The Value of the Parent Advocate

Parents that are advocates for their children’s education spend more time on school projects, assist with homework and volunteer at schools. Their children perform better on standardized tests, earn higher grades, enjoy school more, develop better social skills and are more likely to complete higher education, according to “A New Wave of Evidence,” published by the National Center for Family & Community Connections with Schools. A study published in Educational Psychology: An International Journal of Experimental Educational Psychology in 2010 also noted a positive correlation between student engagement and motivation with parental involvement. With all of the benefits of parental involvement, teachers have an obligation to make it a priority.

Tips for Clear Communication

Both teachers and parents are invested in the success of the child, and an open dialogue between teachers and parents can lead directly to better academic results. A child who is struggling with math can get some extra drills at home, while a child who is having trouble with reading comprehension might have a few extra exercises that are led by their parents. To get parents involved in supporting academics at home, they need to be informed about their child’s specific needs.
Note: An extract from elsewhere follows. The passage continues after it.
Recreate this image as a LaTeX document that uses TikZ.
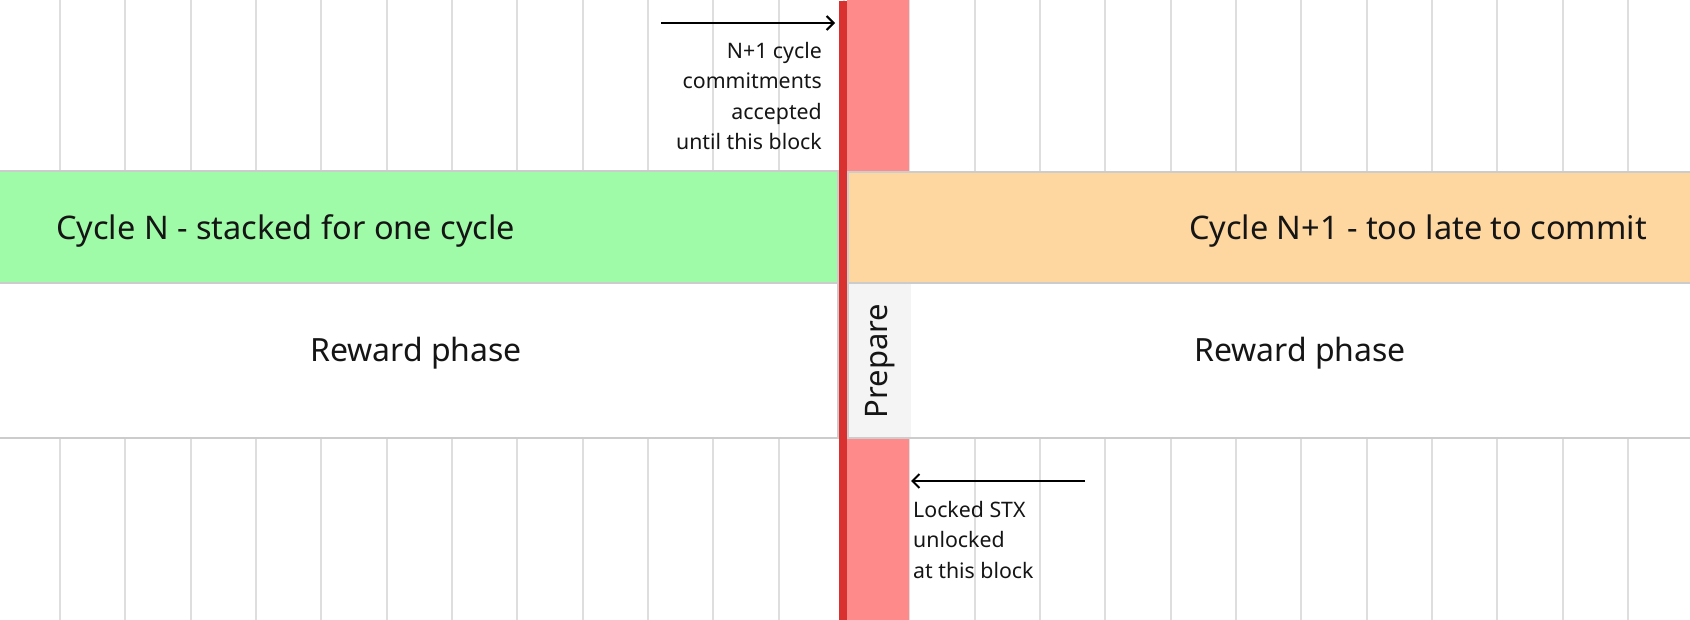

To open up the lines of communication, consider sending out weekly progress reports, scheduling phone meetings, having face-to-face meetings and sending home extra materials for parents to keep at home.

Opening the Classroom to Parents

Teachers can always use an extra pair of hands to pass out papers, organize supplies, help with line monitoring and complete many daily tasks. This can make a parent assistant a valuable tool in creating an encouraging and comprehensive learning environment. Invite parents to volunteer in the classroom to give them extra exposure to current teaching methods and curriculum. They can then use consistent vocabulary when discussing schoolwork with children at home. To organize volunteers, teachers can send out regular invitations or post a volunteer schedule that allows parents to see what teachers need and when.

Send the Classroom Home

Many parents spend considerable time at home going over homework and offering other instructional activities. To make the best use of this time, be sure to stay in touch with parents. Send home packets with suggested school-home connections, enrichment activities and tip sheets for ways to integrate classroom learning with daily life. The more parents know, the more they can support their children’s education in appropriate ways. Give them the necessary tools to translate academics to home life.

Build a Long Term Relationship

The more comfortable parents are talking to teachers, the more likely they are to devote time to volunteerism, fundraising, PTA organizations and other school activities. Parent volunteers can be essential in the continuation of after-school activities and academic improvement. Volunteerism from parents allows schools to provide services that would be impossible without their assistance. The Minnesota Reading Corps is a stellar example of what volunteers can accomplish. Each student receives dedicated time with a tutor to work on reading skills through the Reading Corps program. By building relationships with parents, teachers harness an opportunity for their students that can last for years, as children advance from kindergarten through school graduation. Teachers are the first line of communication between parents and the school, so it falls to you to communicate often, ask for help and engage parents as an active part of the learning process.